** begin **
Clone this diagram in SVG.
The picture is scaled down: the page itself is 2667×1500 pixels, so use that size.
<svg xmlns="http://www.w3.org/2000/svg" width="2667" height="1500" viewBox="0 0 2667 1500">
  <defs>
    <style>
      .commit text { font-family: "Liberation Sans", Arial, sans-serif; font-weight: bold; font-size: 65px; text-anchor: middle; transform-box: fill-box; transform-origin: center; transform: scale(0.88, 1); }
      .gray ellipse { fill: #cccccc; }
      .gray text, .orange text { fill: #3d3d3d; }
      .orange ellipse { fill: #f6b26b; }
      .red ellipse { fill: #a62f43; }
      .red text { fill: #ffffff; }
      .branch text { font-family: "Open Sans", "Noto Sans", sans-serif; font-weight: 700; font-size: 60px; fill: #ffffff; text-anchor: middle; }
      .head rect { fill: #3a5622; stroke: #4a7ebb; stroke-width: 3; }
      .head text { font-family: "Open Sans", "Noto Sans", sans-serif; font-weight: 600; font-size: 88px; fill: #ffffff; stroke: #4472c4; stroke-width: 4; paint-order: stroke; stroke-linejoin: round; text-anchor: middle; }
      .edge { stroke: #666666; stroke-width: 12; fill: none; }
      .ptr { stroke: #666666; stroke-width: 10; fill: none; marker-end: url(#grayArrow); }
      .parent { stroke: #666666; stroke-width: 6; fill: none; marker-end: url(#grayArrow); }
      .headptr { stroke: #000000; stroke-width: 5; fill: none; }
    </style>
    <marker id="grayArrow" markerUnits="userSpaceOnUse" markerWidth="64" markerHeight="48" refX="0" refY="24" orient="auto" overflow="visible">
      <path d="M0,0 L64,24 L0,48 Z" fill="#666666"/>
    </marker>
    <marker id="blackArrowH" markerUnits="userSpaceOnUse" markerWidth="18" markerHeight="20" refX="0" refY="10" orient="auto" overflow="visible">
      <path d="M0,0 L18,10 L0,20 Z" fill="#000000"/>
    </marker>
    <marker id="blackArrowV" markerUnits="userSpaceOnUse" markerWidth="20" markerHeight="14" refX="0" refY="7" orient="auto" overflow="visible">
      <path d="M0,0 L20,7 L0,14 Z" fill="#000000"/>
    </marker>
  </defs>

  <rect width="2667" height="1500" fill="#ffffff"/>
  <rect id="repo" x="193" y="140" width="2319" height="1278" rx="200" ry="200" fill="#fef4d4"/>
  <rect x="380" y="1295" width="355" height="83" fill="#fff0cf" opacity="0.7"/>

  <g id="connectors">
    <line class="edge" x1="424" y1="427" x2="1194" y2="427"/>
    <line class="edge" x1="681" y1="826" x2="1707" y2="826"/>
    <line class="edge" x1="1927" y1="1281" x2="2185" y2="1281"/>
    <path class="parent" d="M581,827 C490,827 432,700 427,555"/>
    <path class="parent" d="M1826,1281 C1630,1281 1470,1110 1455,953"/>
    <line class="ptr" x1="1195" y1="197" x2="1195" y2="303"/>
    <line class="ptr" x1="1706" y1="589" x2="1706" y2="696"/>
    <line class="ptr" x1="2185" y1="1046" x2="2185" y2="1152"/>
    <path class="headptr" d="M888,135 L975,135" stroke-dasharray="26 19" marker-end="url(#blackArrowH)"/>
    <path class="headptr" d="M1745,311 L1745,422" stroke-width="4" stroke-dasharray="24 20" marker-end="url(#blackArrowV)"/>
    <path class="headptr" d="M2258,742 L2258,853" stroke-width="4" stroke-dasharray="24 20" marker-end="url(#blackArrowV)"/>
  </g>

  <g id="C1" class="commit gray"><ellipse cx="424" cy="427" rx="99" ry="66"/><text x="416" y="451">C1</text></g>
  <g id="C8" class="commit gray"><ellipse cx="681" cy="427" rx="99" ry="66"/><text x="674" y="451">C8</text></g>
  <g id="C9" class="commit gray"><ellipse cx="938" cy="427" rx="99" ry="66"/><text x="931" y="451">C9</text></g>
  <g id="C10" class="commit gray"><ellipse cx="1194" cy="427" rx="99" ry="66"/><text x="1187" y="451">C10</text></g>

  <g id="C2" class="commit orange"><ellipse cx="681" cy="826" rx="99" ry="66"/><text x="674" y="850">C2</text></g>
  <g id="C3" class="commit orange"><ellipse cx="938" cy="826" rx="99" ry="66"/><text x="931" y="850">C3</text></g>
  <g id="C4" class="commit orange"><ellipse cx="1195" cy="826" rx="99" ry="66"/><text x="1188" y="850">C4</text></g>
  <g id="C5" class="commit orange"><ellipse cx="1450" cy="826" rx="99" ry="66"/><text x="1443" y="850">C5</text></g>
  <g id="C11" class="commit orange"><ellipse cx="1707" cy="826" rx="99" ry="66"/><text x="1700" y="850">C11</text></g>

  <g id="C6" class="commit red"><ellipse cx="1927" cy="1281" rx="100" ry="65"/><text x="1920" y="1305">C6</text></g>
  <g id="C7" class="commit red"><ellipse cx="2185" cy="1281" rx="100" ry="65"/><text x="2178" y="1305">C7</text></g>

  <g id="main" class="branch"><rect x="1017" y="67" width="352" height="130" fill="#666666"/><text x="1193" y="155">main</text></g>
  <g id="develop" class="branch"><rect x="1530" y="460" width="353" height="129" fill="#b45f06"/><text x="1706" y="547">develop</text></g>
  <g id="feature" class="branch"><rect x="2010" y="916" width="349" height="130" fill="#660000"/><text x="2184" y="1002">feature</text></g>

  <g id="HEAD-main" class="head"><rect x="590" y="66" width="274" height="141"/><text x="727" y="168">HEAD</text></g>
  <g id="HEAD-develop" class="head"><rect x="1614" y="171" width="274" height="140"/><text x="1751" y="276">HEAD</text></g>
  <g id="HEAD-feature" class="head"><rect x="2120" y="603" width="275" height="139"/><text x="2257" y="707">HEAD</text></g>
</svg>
** end **
Reproduce the material precisely, including every line.

Task result:
Clone this diagram in SVG.
The picture is scaled down: the page itself is 2667×1500 pixels, so use that size.
<svg xmlns="http://www.w3.org/2000/svg" width="2667" height="1500" viewBox="0 0 2667 1500">
  <defs>
    <style>
      .commit text { font-family: "Liberation Sans", Arial, sans-serif; font-weight: bold; font-size: 65px; text-anchor: middle; transform-box: fill-box; transform-origin: center; transform: scale(0.88, 1); }
      .gray ellipse { fill: #cccccc; }
      .gray text, .orange text { fill: #3d3d3d; }
      .orange ellipse { fill: #f6b26b; }
      .red ellipse { fill: #a62f43; }
      .red text { fill: #ffffff; }
      .branch text { font-family: "Open Sans", "Noto Sans", sans-serif; font-weight: 700; font-size: 60px; fill: #ffffff; text-anchor: middle; }
      .head rect { fill: #3a5622; stroke: #4a7ebb; stroke-width: 3; }
      .head text { font-family: "Open Sans", "Noto Sans", sans-serif; font-weight: 600; font-size: 88px; fill: #ffffff; stroke: #4472c4; stroke-width: 4; paint-order: stroke; stroke-linejoin: round; text-anchor: middle; }
      .edge { stroke: #666666; stroke-width: 12; fill: none; }
      .ptr { stroke: #666666; stroke-width: 10; fill: none; marker-end: url(#grayArrow); }
      .parent { stroke: #666666; stroke-width: 6; fill: none; marker-end: url(#grayArrow); }
      .headptr { stroke: #000000; stroke-width: 5; fill: none; }
    </style>
    <marker id="grayArrow" markerUnits="userSpaceOnUse" markerWidth="64" markerHeight="48" refX="0" refY="24" orient="auto" overflow="visible">
      <path d="M0,0 L64,24 L0,48 Z" fill="#666666"/>
    </marker>
    <marker id="blackArrowH" markerUnits="userSpaceOnUse" markerWidth="18" markerHeight="20" refX="0" refY="10" orient="auto" overflow="visible">
      <path d="M0,0 L18,10 L0,20 Z" fill="#000000"/>
    </marker>
    <marker id="blackArrowV" markerUnits="userSpaceOnUse" markerWidth="20" markerHeight="14" refX="0" refY="7" orient="auto" overflow="visible">
      <path d="M0,0 L20,7 L0,14 Z" fill="#000000"/>
    </marker>
  </defs>

  <rect width="2667" height="1500" fill="#ffffff"/>
  <rect id="repo" x="193" y="140" width="2319" height="1278" rx="200" ry="200" fill="#fef4d4"/>
  <rect x="380" y="1295" width="355" height="83" fill="#fff0cf" opacity="0.7"/>

  <g id="connectors">
    <line class="edge" x1="424" y1="427" x2="1194" y2="427"/>
    <line class="edge" x1="681" y1="826" x2="1707" y2="826"/>
    <line class="edge" x1="1927" y1="1281" x2="2185" y2="1281"/>
    <path class="parent" d="M581,827 C490,827 432,700 427,555"/>
    <path class="parent" d="M1826,1281 C1630,1281 1470,1110 1455,953"/>
    <line class="ptr" x1="1195" y1="197" x2="1195" y2="303"/>
    <line class="ptr" x1="1706" y1="589" x2="1706" y2="696"/>
    <line class="ptr" x1="2185" y1="1046" x2="2185" y2="1152"/>
    <path class="headptr" d="M888,135 L975,135" stroke-dasharray="26 19" marker-end="url(#blackArrowH)"/>
    <path class="headptr" d="M1745,311 L1745,422" stroke-width="4" stroke-dasharray="24 20" marker-end="url(#blackArrowV)"/>
    <path class="headptr" d="M2258,742 L2258,853" stroke-width="4" stroke-dasharray="24 20" marker-end="url(#blackArrowV)"/>
  </g>

  <g id="C1" class="commit gray"><ellipse cx="424" cy="427" rx="99" ry="66"/><text x="416" y="451">C1</text></g>
  <g id="C8" class="commit gray"><ellipse cx="681" cy="427" rx="99" ry="66"/><text x="674" y="451">C8</text></g>
  <g id="C9" class="commit gray"><ellipse cx="938" cy="427" rx="99" ry="66"/><text x="931" y="451">C9</text></g>
  <g id="C10" class="commit gray"><ellipse cx="1194" cy="427" rx="99" ry="66"/><text x="1187" y="451">C10</text></g>

  <g id="C2" class="commit orange"><ellipse cx="681" cy="826" rx="99" ry="66"/><text x="674" y="850">C2</text></g>
  <g id="C3" class="commit orange"><ellipse cx="938" cy="826" rx="99" ry="66"/><text x="931" y="850">C3</text></g>
  <g id="C4" class="commit orange"><ellipse cx="1195" cy="826" rx="99" ry="66"/><text x="1188" y="850">C4</text></g>
  <g id="C5" class="commit orange"><ellipse cx="1450" cy="826" rx="99" ry="66"/><text x="1443" y="850">C5</text></g>
  <g id="C11" class="commit orange"><ellipse cx="1707" cy="826" rx="99" ry="66"/><text x="1700" y="850">C11</text></g>

  <g id="C6" class="commit red"><ellipse cx="1927" cy="1281" rx="100" ry="65"/><text x="1920" y="1305">C6</text></g>
  <g id="C7" class="commit red"><ellipse cx="2185" cy="1281" rx="100" ry="65"/><text x="2178" y="1305">C7</text></g>

  <g id="main" class="branch"><rect x="1017" y="67" width="352" height="130" fill="#666666"/><text x="1193" y="155">main</text></g>
  <g id="develop" class="branch"><rect x="1530" y="460" width="353" height="129" fill="#b45f06"/><text x="1706" y="547">develop</text></g>
  <g id="feature" class="branch"><rect x="2010" y="916" width="349" height="130" fill="#660000"/><text x="2184" y="1002">feature</text></g>

  <g id="HEAD-main" class="head"><rect x="590" y="66" width="274" height="141"/><text x="727" y="168">HEAD</text></g>
  <g id="HEAD-develop" class="head"><rect x="1614" y="171" width="274" height="140"/><text x="1751" y="276">HEAD</text></g>
  <g id="HEAD-feature" class="head"><rect x="2120" y="603" width="275" height="139"/><text x="2257" y="707">HEAD</text></g>
</svg>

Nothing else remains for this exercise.